In the Canary Islands, we sometimes see one or two, noisy and brightly coloured, whizzing between the tall palms or scuttling about in the massive shade trees in the plaza in the centre of San Sebastian de La Gomera.

Meanwhile, a reader who has a great grá for frogs and who annually notes the first incidence and later progress of the spawn in pools on Dingle, tells me that while kissing a frog may not turn it into a prince, it may yield more useful results if you have diabetes. Slime from the skin of a South American amphibian called the paradoxical frog, Pseudis paradoxa, could provide a new treatment, say scientists. It apparently secretes a substance from its skin which stimulates the release of insulin, the vital hormone deficient in diabetes sufferers. It is now thought this secretion may be synthesised and give new relief to diabetics (see Richard Collins, above).

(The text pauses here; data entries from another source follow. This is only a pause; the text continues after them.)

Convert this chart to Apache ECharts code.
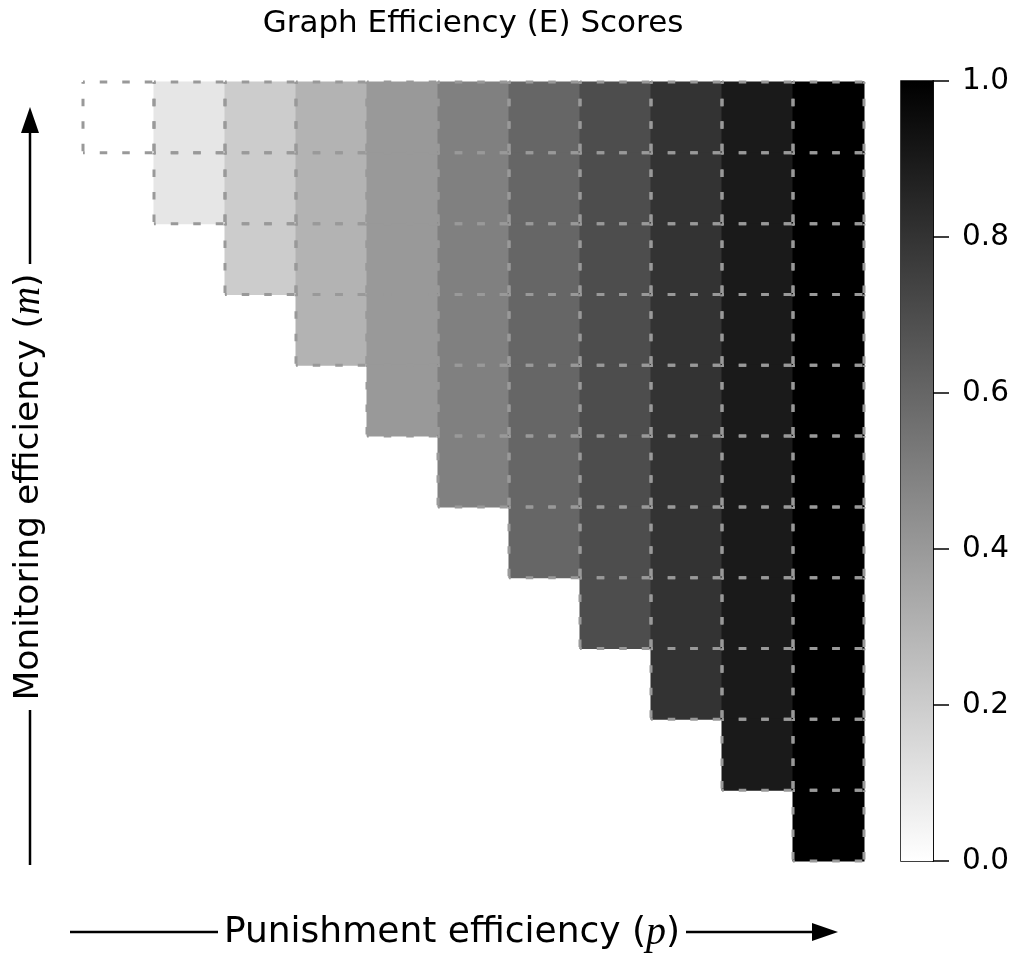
<!DOCTYPE html>
<html>
<head>
<meta charset="utf-8">
<script src="https://cdn.jsdelivr.net/npm/echarts@6/dist/echarts.min.js"></script>
<style>html,body{margin:0;padding:0;background:#fff}#main{width:1012px;height:954px}</style>
</head>
<body>
<div id="main"></div>
<script>
// Punishment efficiency (columns) and monitoring efficiency (rows, top to bottom)
const pCategories = ['p0','p1','p2','p3','p4','p5','p6','p7','p8','p9','p10'];
const mCategories = ['m10','m9','m8','m7','m6','m5','m4','m3','m2','m1','m0'];
// E scores per row (top row first); null = no cell
const eRow0  = [0.0, 0.1, 0.2, 0.3, 0.4, 0.5, 0.6, 0.7, 0.8, 0.9, 1.0];
const eRow1  = [null, 0.1, 0.2, 0.3, 0.4, 0.5, 0.6, 0.7, 0.8, 0.9, 1.0];
const eRow2  = [null, null, 0.2, 0.3, 0.4, 0.5, 0.6, 0.7, 0.8, 0.9, 1.0];
const eRow3  = [null, null, null, 0.3, 0.4, 0.5, 0.6, 0.7, 0.8, 0.9, 1.0];
const eRow4  = [null, null, null, null, 0.4, 0.5, 0.6, 0.7, 0.8, 0.9, 1.0];
const eRow5  = [null, null, null, null, null, 0.5, 0.6, 0.7, 0.8, 0.9, 1.0];
const eRow6  = [null, null, null, null, null, null, 0.6, 0.7, 0.8, 0.9, 1.0];
const eRow7  = [null, null, null, null, null, null, null, 0.7, 0.8, 0.9, 1.0];
const eRow8  = [null, null, null, null, null, null, null, null, 0.8, 0.9, 1.0];
const eRow9  = [null, null, null, null, null, null, null, null, null, 0.9, 1.0];
const eRow10 = [null, null, null, null, null, null, null, null, null, null, 1.0];
const colorbarTicks = [0.0, 0.2, 0.4, 0.6, 0.8, 1.0];

const rows = [eRow0,eRow1,eRow2,eRow3,eRow4,eRow5,eRow6,eRow7,eRow8,eRow9,eRow10];
const heatData = [];
rows.forEach((r, i) => r.forEach((v, j) => { if (v !== null) heatData.push([j, i, v]); }));

const chart = echarts.init(document.getElementById('main'));
const FONT = 'DejaVu Sans';
const edgeStyle = {stroke: '#999999', lineWidth: 3, lineDash: [7.5, 15], lineDashOffset: 5.75};
chart.setOption({
  animation: false,
  backgroundColor: '#fff',
  title: {
    text: 'Graph Efficiency (E) Scores',
    left: 473, top: 8, padding: 0, textAlign: 'center',
    textStyle: {fontFamily: FONT, fontSize: 31, fontWeight: 'normal', color: '#000'}
  },
  grid: [
    {left: 83, top: 82, width: 781, height: 779},
    {left: 901, top: 81, width: 32, height: 780, show: true, borderColor: '#000', borderWidth: 1.5, backgroundColor: 'transparent'}
  ],
  xAxis: [
    {type: 'category', data: pCategories, gridIndex: 0, show: false},
    {type: 'category', data: ['cb'], gridIndex: 1, show: false}
  ],
  yAxis: [
    {type: 'category', data: mCategories, gridIndex: 0, inverse: true, show: false},
    {type: 'value', gridIndex: 1, min: 0, max: 1, interval: 0.2, position: 'right',
     axisLine: {show: true, lineStyle: {color: '#000', width: 1.5}},
     axisTick: {show: true, length: 16, inside: false, lineStyle: {color: '#000', width: 1.5}},
     splitLine: {show: false},
     axisLabel: {margin: 29, fontFamily: FONT, fontSize: 29.5, color: '#000', formatter: v => v.toFixed(1)}}
  ],
  visualMap: {
    type: 'continuous', min: 0, max: 1, show: false, seriesIndex: 0, dimension: 2,
    inRange: {color: ['#ffffff', '#000000']}
  },
  series: [
    {
      type: 'custom', xAxisIndex: 0, yAxisIndex: 0, data: heatData,
      encode: {x: 0, y: 1},
      renderItem: function (params, api) {
        const c = api.coord([api.value(0), api.value(1)]);
        const s = api.size([1, 1]);
        const x0 = c[0] - s[0] / 2, y0 = c[1] - s[1] / 2, x1 = x0 + s[0], y1 = y0 + s[1];
        return {
          type: 'group',
          children: [
            {type: 'rect', z2: 0, shape: {x: x0 - 0.5, y: y0 - 0.5, width: s[0] + 1, height: s[1] + 1},
             style: {fill: api.visual('color'), stroke: null}},
            {type: 'line', z2: 10, shape: {x1: x0, y1: y0, x2: x1, y2: y0}, style: edgeStyle},
            {type: 'line', z2: 10, shape: {x1: x0, y1: y1, x2: x1, y2: y1}, style: edgeStyle},
            {type: 'line', z2: 10, shape: {x1: x0, y1: y0, x2: x0, y2: y1}, style: edgeStyle},
            {type: 'line', z2: 10, shape: {x1: x1, y1: y0, x2: x1, y2: y1}, style: edgeStyle}
          ]
        };
      },
      silent: true
    },
    {
      type: 'bar', xAxisIndex: 1, yAxisIndex: 1, data: [1], barWidth: '100%', silent: true,
      itemStyle: {color: new echarts.graphic.LinearGradient(0, 0, 0, 1, [
        {offset: 0, color: '#000000'}, {offset: 1, color: '#ffffff'}])}
    }
  ],
  graphic: [
    // y-axis label with arrow
    {type: 'line', shape: {x1: 30, y1: 865, x2: 30, y2: 710}, style: {stroke: '#000', lineWidth: 2.5}},
    {type: 'text', x: 29, y: 487, rotation: Math.PI / 2,
     style: {text: 'Monitoring efficiency ({i|m})', fontFamily: FONT, fontSize: 34.5, fill: '#000',
             align: 'center', verticalAlign: 'middle',
             rich: {i: {fontFamily: 'Liberation Serif', fontStyle: 'italic', fontSize: 39, fill: '#000'}}}},
    {type: 'line', shape: {x1: 30, y1: 264, x2: 30, y2: 128}, style: {stroke: '#000', lineWidth: 2.5}},
    {type: 'polygon', shape: {points: [[30, 107], [21, 133], [39, 133]]}, style: {fill: '#000'}},
    // x-axis label with arrow
    {type: 'line', shape: {x1: 70, y1: 932, x2: 218, y2: 932}, style: {stroke: '#000', lineWidth: 2.5}},
    {type: 'text', x: 452, y: 933,
     style: {text: 'Punishment efficiency ({i|p})', fontFamily: FONT, fontSize: 36, fill: '#000',
             align: 'center', verticalAlign: 'middle',
             rich: {i: {fontFamily: 'Liberation Serif', fontStyle: 'italic', fontSize: 40, fill: '#000'}}}},
    {type: 'line', shape: {x1: 686, y1: 932, x2: 815, y2: 932}, style: {stroke: '#000', lineWidth: 2.5}},
    {type: 'polygon', shape: {points: [[838, 932], [812, 923], [812, 941]]}, style: {fill: '#000'}}
  ]
});
</script>
</body>
</html>
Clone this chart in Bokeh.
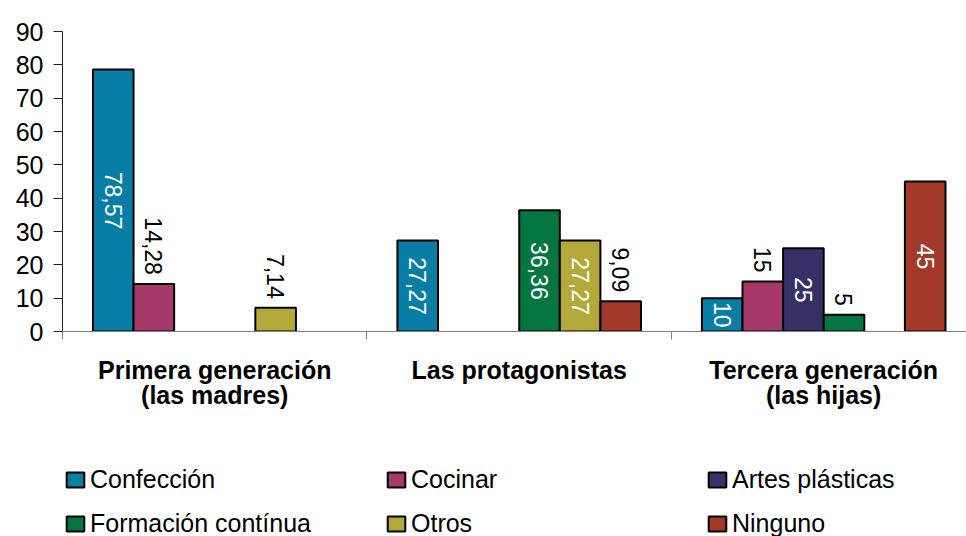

All of this goes to prove, once again, that those ‘crazy’ environmentalists who insist that all life forms, be it a tiny snail, an unsavoury beetle or a creature that lives a hundred leagues under the sea, should be preserved are right. No road, or mine, or town should be allowed to wipe a species off the face of this planet. However humble or ‘ugly’, in exterminating it, we may lose something which we learn, too late, would help save our lives or the life of the planet.